#### EXERCISE TASK
Nothing but the lines from the top of the data to the line holding "70, 80, 90];" should be printed, word for word and both ends included; leave the pictures out.

** BEGIN MATERIAL **

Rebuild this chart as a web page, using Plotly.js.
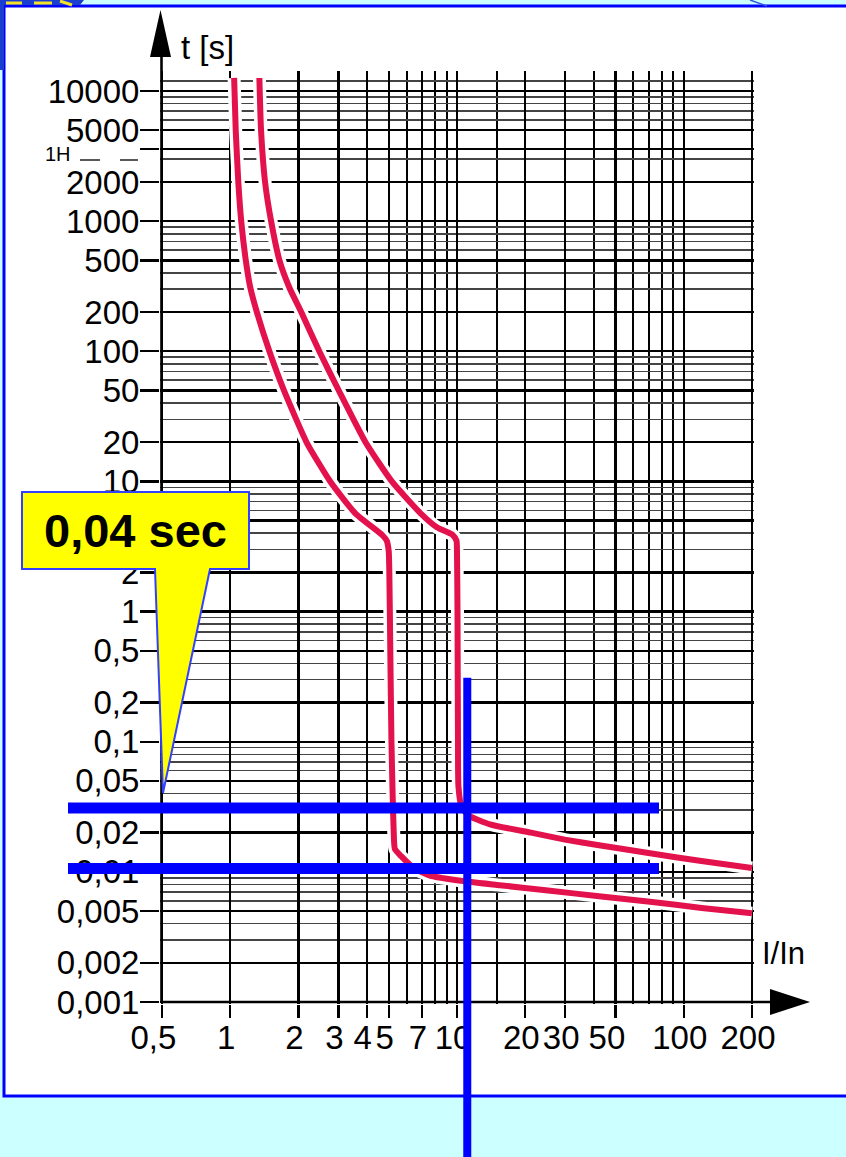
<!DOCTYPE html>
<html>
<head>
<meta charset="utf-8">
<script src="https://cdn.plot.ly/plotly-3.0.1.min.js"></script>
<style>
html,body{margin:0;padding:0;background:#ccffff;}
#chart{width:846px;height:1157px;}
</style>
</head>
<body>
<div id="chart"></div>
<script>
// ---------- data ----------
// left curve (B characteristic): I/In and t [s]
const curveB_I = [1.04, 1.057, 1.085, 1.118, 1.171, 1.226, 1.31, 1.488, 1.725, 2.17, 2.76, 3.56, 4.69, 4.9, 5.0, 5.03, 5.08, 5.14, 5.2, 5.26, 5.32, 5.67, 6.51, 7.6, 10, 15, 25.2, 42.3, 71, 120, 200];
const curveB_t = [12600, 5000, 2000, 1000, 500, 308, 200, 100, 50, 20, 10, 5.69, 3.86, 3.5, 2.9, 2, 0.5, 0.1, 0.04, 0.02, 0.015, 0.0132, 0.0106, 0.00936, 0.00862, 0.00794, 0.00719, 0.0065, 0.0059, 0.00528, 0.00481];
// right curve (C characteristic)
const curveC_I = [1.344, 1.367, 1.424, 1.514, 1.648, 1.824, 2.057, 2.47, 3.01, 3.95, 5.16, 6.91, 8.15, 9.55, 9.95, 10.0, 10.05, 10.1, 10.15, 10.5, 11.3, 13.98, 21.2, 29.9, 42.3, 71, 119.6, 200];
const curveC_t = [12600, 5000, 2000, 1000, 500, 308, 200, 100, 50, 20, 10, 5.69, 4.45, 3.9, 3.5, 2.8, 1, 0.1, 0.045, 0.031, 0.027, 0.0232, 0.02, 0.0177, 0.016, 0.0139, 0.0121, 0.0107];

const xTickVals = [0.5, 1, 2, 3, 4, 5, 7, 10, 20, 30, 50, 100, 200];
const xTickText = ['0,5', '1', '2', '3', '4', '5', '7', '10', '20', '30', '50', '100', '200'];
const xMinorVals = [6, 8, 9, 15, 40, 60, 70, 80, 90];

// the "5" label lies fully hidden under the yellow call-out in the reference
const yTickVals = [10000, 5000, 3600, 2000, 1000, 500, 200, 100, 50, 20, 10, 5, 2, 1, 0.5, 0.2, 0.1, 0.05, 0.02, 0.01, 0.005, 0.002, 0.001];
const yTickText = ['10000', '5000', '', '2000', '1000', '500', '200', '100', '50', '20', '10', '', '2', '1', '0,5', '0,2', '0,1', '0,05', '0,02', '0,01', '0,005', '0,002', '0,001'];
const yMinorVals = [12000, 9000, 8000, 7000, 6000, 3000,
  900, 800, 700, 600, 400, 300,
  90, 80, 70, 60, 40, 30,
  9, 8, 7, 6, 4, 3,
  0.9, 0.8, 0.7, 0.6, 0.4, 0.3,
  0.09, 0.08, 0.07, 0.06, 0.04, 0.03,
  0.009, 0.008, 0.007, 0.006, 0.004, 0.003];

const crossTimes = [0.031, 0.0106];   // blue horizontal markers (s)
const crossCurrent = 11.1;            // blue vertical marker (I/In)
const crossTop = 0.31;
const calloutText = '0,04 sec';
const xTitle = 'I/In';
const yTitle = 't [s]';
const hourLabel = '1H';

// ---------- geometry ----------
const W = 846, H = 1157;
const M = {l: 160, r: 92, t: 71, b: 153};
const XR = [Math.log10(0.5) - 2 / 226.7, Math.log10(200) + 2 / 226.7];
const YR = [-3 - 2 / 130.14, -3 + 931 / 130.14];
const PW = W - M.l - M.r, PH = H - M.t - M.b;
function pxX(px) { return (px - M.l) / PW; }
function pxY(py) { return (H - M.b - py) / PH; }
function dX(v) { return (Math.log10(v) - XR[0]) / (XR[1] - XR[0]); }
function dY(v) { return (Math.log10(v) - YR[0]) / (YR[1] - YR[0]); }
function pathPx(pts) {
  return 'M' + pts.map(p => pxX(p[0]).toFixed(5) + ',' + pxY(p[1]).toFixed(5)).join(' L') + ' Z';
}

// a couple of printed tick labels sit a little left of their grid line
const NB = '\u00a0';
const xLabelPad = {'0,5': 1, '50': 1};
const xTickShown = xTickText.map(s => s + NB.repeat(xLabelPad[s] || 0));

const FONT = '"Liberation Sans", Arial, Helvetica, sans-serif';
const RED = '#e3124d';
const BLUE = '#0000ff';

const traces = [
  {x: curveB_I, y: curveB_t, mode: 'lines', line: {color: '#ffffff', width: 13, shape: 'spline', smoothing: 0.5}, hoverinfo: 'skip', showlegend: false},
  {x: curveC_I, y: curveC_t, mode: 'lines', line: {color: '#ffffff', width: 13, shape: 'spline', smoothing: 0.5}, hoverinfo: 'skip', showlegend: false},
  {x: curveB_I, y: curveB_t, mode: 'lines', line: {color: RED, width: 6, shape: 'spline', smoothing: 0.5}, showlegend: false},
  {x: curveC_I, y: curveC_t, mode: 'lines', line: {color: RED, width: 6, shape: 'spline', smoothing: 0.5}, showlegend: false}
];

const shapes = [
  // white panel with blue frame
  {type: 'rect', xref: 'paper', yref: 'paper', x0: pxX(4), x1: pxX(852), y0: pxY(1096), y1: pxY(6),
   fillcolor: '#ffffff', line: {color: BLUE, width: 3}, layer: 'below'},
  // top-left logo fragment
  {type: 'path', xref: 'paper', yref: 'paper', path: pathPx([[0,0],[84,0],[80,5],[0,5]]), fillcolor: '#1a3fd0', line: {width: 0}, layer: 'below'},
  {type: 'path', xref: 'paper', yref: 'paper', path: pathPx([[0,0],[4,0],[4,70],[0,70]]), fillcolor: '#1a3fd0', line: {width: 0}, layer: 'below'},
  {type: 'line', xref: 'paper', yref: 'paper', x0: pxX(6), x1: pxX(22), y0: pxY(3), y1: pxY(3), line: {color: '#f5e12a', width: 3}, layer: 'below'},
  {type: 'line', xref: 'paper', yref: 'paper', x0: pxX(34), x1: pxX(52), y0: pxY(3), y1: pxY(3), line: {color: '#f5e12a', width: 3}, layer: 'below'},
  {type: 'line', xref: 'paper', yref: 'paper', x0: pxX(60), x1: pxX(72), y0: pxY(1), y1: pxY(5), line: {color: '#f5e12a', width: 3}, layer: 'below'},
  {type: 'line', xref: 'paper', yref: 'paper', x0: pxX(750), x1: pxX(767), y0: pxY(0), y1: pxY(6), line: {color: '#3355dd', width: 1.5}, layer: 'below'},
  // axis lines and arrows
  {type: 'line', xref: 'paper', yref: 'paper', x0: pxX(161.5), x1: pxX(161.5), y0: pxY(1003), y1: pxY(50), line: {color: '#000', width: 2.6}},
  {type: 'path', xref: 'paper', yref: 'paper', path: pathPx([[160.5,10],[171,57],[150,57]]), fillcolor: '#000', line: {width: 0}},
  {type: 'line', xref: 'paper', yref: 'paper', x0: pxX(161), x1: pxX(775), y0: pxY(1002), y1: pxY(1002), line: {color: '#000', width: 2.6}},
  {type: 'path', xref: 'paper', yref: 'paper', path: pathPx([[810,1002],[770,989],[770,1015]]), fillcolor: '#000', line: {width: 0}},
  // 1H dashes
  {type: 'line', xref: 'paper', yref: 'paper', x0: pxX(80), x1: pxX(100), y0: pxY(160), y1: pxY(160), line: {color: '#222', width: 1.5}},
  {type: 'line', xref: 'paper', yref: 'paper', x0: pxX(120), x1: pxX(138), y0: pxY(160), y1: pxY(160), line: {color: '#222', width: 1.5}},
  // blue cross-hair markers
  {type: 'line', xref: 'paper', yref: 'paper', x0: pxX(68), x1: pxX(659), y0: dY(crossTimes[0]), y1: dY(crossTimes[0]), line: {color: BLUE, width: 11}},
  {type: 'line', xref: 'paper', yref: 'paper', x0: pxX(68), x1: pxX(659), y0: dY(crossTimes[1]), y1: dY(crossTimes[1]), line: {color: BLUE, width: 11}},
  {type: 'line', xref: 'paper', yref: 'paper', x0: dX(crossCurrent), x1: dX(crossCurrent), y0: dY(crossTop), y1: pxY(1162), line: {color: BLUE, width: 8}},
  // yellow callout
  {type: 'path', xref: 'paper', yref: 'paper',
   path: pathPx([[22,492],[249,492],[249,569],[210,569],[163,793],[155,569],[22,569]]),
   fillcolor: '#ffff00', line: {color: '#3340ff', width: 2}}
];

const annotations = [
  {xref: 'paper', yref: 'paper', x: pxX(135), y: pxY(530), text: '<b>' + calloutText + '</b>', showarrow: false,
   font: {family: FONT, size: 47, color: '#000'}, xanchor: 'center', yanchor: 'middle'},
  {xref: 'paper', yref: 'paper', x: pxX(207), y: pxY(47), text: yTitle, showarrow: false,
   font: {family: FONT, size: 33, color: '#000'}, xanchor: 'center', yanchor: 'middle'},
  {xref: 'paper', yref: 'paper', x: pxX(783), y: pxY(953), text: xTitle, showarrow: false,
   font: {family: FONT, size: 31, color: '#000'}, xanchor: 'center', yanchor: 'middle'},
  {xref: 'paper', yref: 'paper', x: pxX(58), y: pxY(154), text: hourLabel, showarrow: false,
   font: {family: FONT, size: 20, color: '#000'}, xanchor: 'center', yanchor: 'middle'}
];

const layout = {
  width: W, height: H,
  margin: M,
  paper_bgcolor: '#ccffff',
  plot_bgcolor: 'rgba(0,0,0,0)',
  showlegend: false,
  font: {family: FONT, color: '#000'},
  xaxis: {
    type: 'log', range: XR, autorange: false, fixedrange: true,
    tickmode: 'array', tickvals: xTickVals, ticktext: xTickShown, tickangle: 0,
    ticks: 'outside', ticklen: 13, tickwidth: 2.4, tickcolor: '#000',
    ticklabelstandoff: -9, ticklabelshift: -4,
    tickfont: {family: FONT, size: 33, color: '#000'},
    showgrid: true, gridcolor: '#000', gridwidth: 2.2,
    minor: {tickmode: 'array', tickvals: xMinorVals, showgrid: true, gridcolor: '#000', gridwidth: 2.0, ticks: ''},
    showline: false, zeroline: false
  },
  yaxis: {
    type: 'log', range: YR, autorange: false, fixedrange: true,
    tickmode: 'array', tickvals: yTickVals, ticktext: yTickText,
    ticks: 'outside', ticklen: 19, tickwidth: 2.4, tickcolor: '#000',
    ticklabelstandoff: -6,
    tickfont: {family: FONT, size: 33, color: '#000'},
    showgrid: true, gridcolor: '#000', gridwidth: 2.4,
    minor: {tickmode: 'array', tickvals: yMinorVals, showgrid: true, gridcolor: '#444', gridwidth: 1.6, ticks: ''},
    showline: false, zeroline: false
  },
  shapes: shapes,
  annotations: annotations
};

Plotly.newPlot('chart', traces, layout, {staticPlot: true, displayModeBar: false});
</script>
</body>
</html>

** END MATERIAL **

#### FULL RESPONSE
Rebuild this chart as a web page, using Plotly.js.
<!DOCTYPE html>
<html>
<head>
<meta charset="utf-8">
<script src="https://cdn.plot.ly/plotly-3.0.1.min.js"></script>
<style>
html,body{margin:0;padding:0;background:#ccffff;}
#chart{width:846px;height:1157px;}
</style>
</head>
<body>
<div id="chart"></div>
<script>
// ---------- data ----------
// left curve (B characteristic): I/In and t [s]
const curveB_I = [1.04, 1.057, 1.085, 1.118, 1.171, 1.226, 1.31, 1.488, 1.725, 2.17, 2.76, 3.56, 4.69, 4.9, 5.0, 5.03, 5.08, 5.14, 5.2, 5.26, 5.32, 5.67, 6.51, 7.6, 10, 15, 25.2, 42.3, 71, 120, 200];
const curveB_t = [12600, 5000, 2000, 1000, 500, 308, 200, 100, 50, 20, 10, 5.69, 3.86, 3.5, 2.9, 2, 0.5, 0.1, 0.04, 0.02, 0.015, 0.0132, 0.0106, 0.00936, 0.00862, 0.00794, 0.00719, 0.0065, 0.0059, 0.00528, 0.00481];
// right curve (C characteristic)
const curveC_I = [1.344, 1.367, 1.424, 1.514, 1.648, 1.824, 2.057, 2.47, 3.01, 3.95, 5.16, 6.91, 8.15, 9.55, 9.95, 10.0, 10.05, 10.1, 10.15, 10.5, 11.3, 13.98, 21.2, 29.9, 42.3, 71, 119.6, 200];
const curveC_t = [12600, 5000, 2000, 1000, 500, 308, 200, 100, 50, 20, 10, 5.69, 4.45, 3.9, 3.5, 2.8, 1, 0.1, 0.045, 0.031, 0.027, 0.0232, 0.02, 0.0177, 0.016, 0.0139, 0.0121, 0.0107];

const xTickVals = [0.5, 1, 2, 3, 4, 5, 7, 10, 20, 30, 50, 100, 200];
const xTickText = ['0,5', '1', '2', '3', '4', '5', '7', '10', '20', '30', '50', '100', '200'];
const xMinorVals = [6, 8, 9, 15, 40, 60, 70, 80, 90];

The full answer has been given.